Monday, January 28, 2019

Berlin Brandenburg JUG OSGi Meetup - Tues 19 Feb, 2019 - 18.30hrs

Belated New Year Wishes to all in the OSGi Community.  We hope you had a good festive break and no doubt are settled in for the year ahead.

We are pleased to announce the first OSGi event of 2019.  Join us on Tues 19 Feb in Berlin, Germany. The OSGi Alliance is holding its Expert Group meetings in town that week and we are pleased to have secured some interesting talks covering OSGi and Java 9 and beyond, Realtime OSGi and the edge, and also a look at a number of popular patterns to use with OSGi.

Thanks to the Berlin Brandenburg JUG for their support in arranging this event, also to the OSGi Users' Forum Germany and to Bosch for hosting us and providing refreshments.


This Berlin Brandenburg JUG event is being supported by the OSGi Users’ Forum Germany and Bosch.  The meeting will be held at the Bosch IoT Campus in Berlin and doors open at 18.30 for a beer and some networking in advance of the 19.00hrs start of the talks. 

Registration is essential so we know numbers for the drinks and pizza kindly provided by our hosts Bosch.

18.30hrs - Doors open for beer and networking
19.00hrs - Welcome from Berlin Brandenburg JUG organizers & Bosch
19.10hrs - OSGi and Java 9+
19.40hrs - Fit for the Edge: Making OSGi Robuster and Realtime Capable
20.10hrs - Popular patterns revisited on OSGi
20.40hrs - Pizza and networking

Further details on the talks and presenters are provided below.

Location: Bosch IoT Campus, Ullsteinstraße 128, 12109 Berlin, Germany [MAP]



Registration:  https://www.meetup.com/de-DE/jug-bb/events/258444067/

OSGi and Java 9+ (BJ Hargrave, IBM) 
Abstract: 
Java 9 introduced the Java Platform Module System (JPMS) as a way to modularize the Java platform and it can be also be used by developers to modularize their own applications, although JPMS lack a number of important features for software running on the Java platform.

As people look to support the latest versions of the Java platform, changes introduced in Java 9 related to JPMS led to the needs for some features in the OSGi Core specification. OSGi framework implementations like Eclipse Equinox and Apache Felix and tools like Bnd were updated to support these new features.

Bio: 
BJ Hargrave is CTO of the OSGi Alliance and chair of the OSGi Core Platform Expert Group.  His day job is as Senior Technical Staff Member in the IBM Digital Business Group. BJ has led the development of OSGi technology since its inception and is a committer on the Eclipse Equinox project and the Bndtools project.

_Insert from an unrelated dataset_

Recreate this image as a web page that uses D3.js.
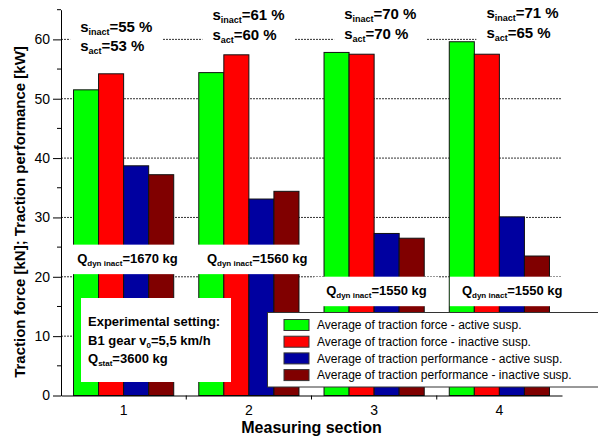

Fit for the Edge: Making OSGi Robuster and Realtime Capable (Dr James Hunt, aicas)
Abstract: 
OSGi brings many benefits, but it lacks two important features for Industry 4.0: strong bundle isolation and the ability to provide realtime guarantees.  The Realtime Specification for Java 2.0 provides
the basis for filling this gap.  It provides both APIs and JVM semantic refinements for realtime programming and resource management.  Marrying these features to OSGi will make OSGi the leading platform for edge computing.

Bio:
Dr. James J. Hunt is CEO and cofounder of aicas GmbH, the leading provider of realtime Java technology for embedded system.  Educated at Yale, Boston University, and the University of Karlsruhe, he has worked in diverse projects such as restructurable wafer scale integrated circuits (RVLSI), parallel Lisp, software standards, and realtime Java. He is the specification lead for the Real-Time Specification for Java (JSR-282). He was also European Cochair for the subgroup on object-oriented technology of the SC-205 Plenary for updating software safety standard for avionics, resulting in the Object Oriented and
Related Technology Supplement now published as DO-332 and ED-217.  He joined the OSGi Alliance to bring realtime to OSGi.

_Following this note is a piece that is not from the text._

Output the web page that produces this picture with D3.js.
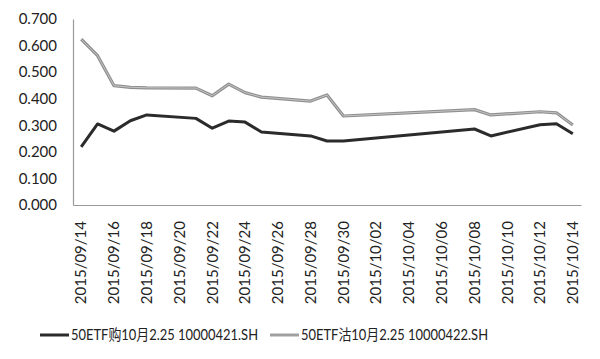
<!DOCTYPE html>
<html><head><meta charset="utf-8">
<script src="https://cdn.jsdelivr.net/npm/d3@7"></script>
<style>body{margin:0;background:#fff}svg{display:block}text{font-family:Lato,"Noto Sans CJK SC",sans-serif;fill:#222}</style>
</head><body>
<script>
const dates = ["2015-09-14","2015-09-15","2015-09-16","2015-09-17","2015-09-18",
  "2015-09-21","2015-09-22","2015-09-23","2015-09-24","2015-09-25",
  "2015-09-28","2015-09-29","2015-09-30",
  "2015-10-08","2015-10-09","2015-10-12","2015-10-13","2015-10-14"];
const callValues = [0.219,0.305,0.278,0.317,0.339,0.326,0.289,0.316,0.312,0.275,0.260,0.241,0.241,0.286,0.260,0.302,0.306,0.268];
const putValues  = [0.624,0.562,0.449,0.443,0.441,0.440,0.411,0.455,0.423,0.406,0.391,0.414,0.335,0.359,0.339,0.351,0.347,0.301];
const yTicks = [0,0.1,0.2,0.3,0.4,0.5,0.6,0.7];
const seriesNames = ["50ETF购10月2.25 10000421.SH","50ETF沽10月2.25 10000422.SH"];

const W=600,H=359;
const svg=d3.select("body").append("svg").attr("width",W).attr("height",H);
const parse=d3.utcParse("%Y-%m-%d");
const fmt=d3.utcFormat("%Y/%m/%d");
const start=parse("2015-09-14"), end=parse("2015-10-15");
const allDays=d3.utcDay.range(start,end);
const labelDays=allDays.filter((d,i)=>i%2===0);
const x=d3.scaleBand().domain(allDays.map(d=>+d)).range([73,581]).padding(0);
const xc=d=>x(+d)+x.bandwidth()/2;
const y=d3.scaleLinear().domain([0,0.7]).range([205,19]);

// axes
const yAxis=svg.append("g").attr("transform","translate(73,0)")
  .call(d3.axisLeft(y).tickValues(yTicks).tickFormat(d3.format(".3f")).tickSize(0).tickPadding(16));
yAxis.select(".domain").attr("stroke","#999").attr("stroke-width",1.2);
yAxis.selectAll("text").style("font-size","15px").attr("fill","#222");

const xAxis=svg.append("g").attr("transform","translate(0,205)")
  .call(d3.axisBottom(x).tickValues(labelDays.map(d=>+d)).tickFormat(d=>fmt(new Date(d))).tickSize(0));
xAxis.select(".domain").attr("stroke","#999").attr("stroke-width",1.2);
xAxis.selectAll("text").style("font-size","15px").attr("fill","#222")
  .attr("transform","rotate(-90)").attr("text-anchor","end")
  .attr("x",-16).attr("y",0).attr("dy","0.35em");

const line=d3.line().x((d,i)=>xc(parse(dates[i]))).y(d=>y(d));
// put series (gray double-tone)
svg.append("path").datum(putValues).attr("d",line).attr("fill","none")
  .attr("stroke","#8f8f8f").attr("stroke-width",3.2).attr("stroke-linejoin","round");
svg.append("path").datum(putValues).attr("d",line).attr("fill","none")
  .attr("stroke","#c4c4c4").attr("stroke-width",1).attr("stroke-linejoin","round");
// call series
svg.append("path").datum(callValues).attr("d",line).attr("fill","none")
  .attr("stroke","#2b2b2b").attr("stroke-width",3).attr("stroke-linejoin","round");

// legend
const lg=svg.append("g");
const items=[{name:seriesNames[0],x:40,c:"#2b2b2b"},{name:seriesNames[1],x:270,c:"#a0a0a0"}];
items.forEach(it=>{
  lg.append("line").attr("x1",it.x).attr("x2",it.x+29).attr("y1",335).attr("y2",335)
    .attr("stroke",it.c).attr("stroke-width",3);
  lg.append("text").attr("x",it.x+31).attr("y",335).attr("dy","0.35em")
    .style("font-size","15px").attr("textLength",187).attr("lengthAdjust","spacingAndGlyphs")
    .text(it.name);
});
</script>
</body></html>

Popular patterns revisited on OSGi (Christian Schneider, Adobe)
Abstract:
We will look at common cloud and design patterns and see how the special properties of the OSGi environment allow us to rethink these patterns. The talk shows some well-known patterns like the service registry and the whiteboard but also some unique patterns like out of band circuit breaker or graceful degregation. The patterns are shown with some examples using declarative services(DS). So some basic OSGi and DS knowledge is of advantage but not required.

For OSGi beginners, the well established OSGi patterns will help getting started the right way. Experienced OSGi developers will find some new patterns to think about. Cloud or enterprise developers will get a new approach to some patterns they are used to which hopefully inspires them to take another look at the current state of OSGi.


Bio:
Christian is a computer scientist working at Adobe on the Adobe Experience Manager Platform team. On the open source side he is involved with quite a few Apache open source projects like Felix, Karaf, CXF, Camel. Christian is interested in clean code, software architecture and modular software design.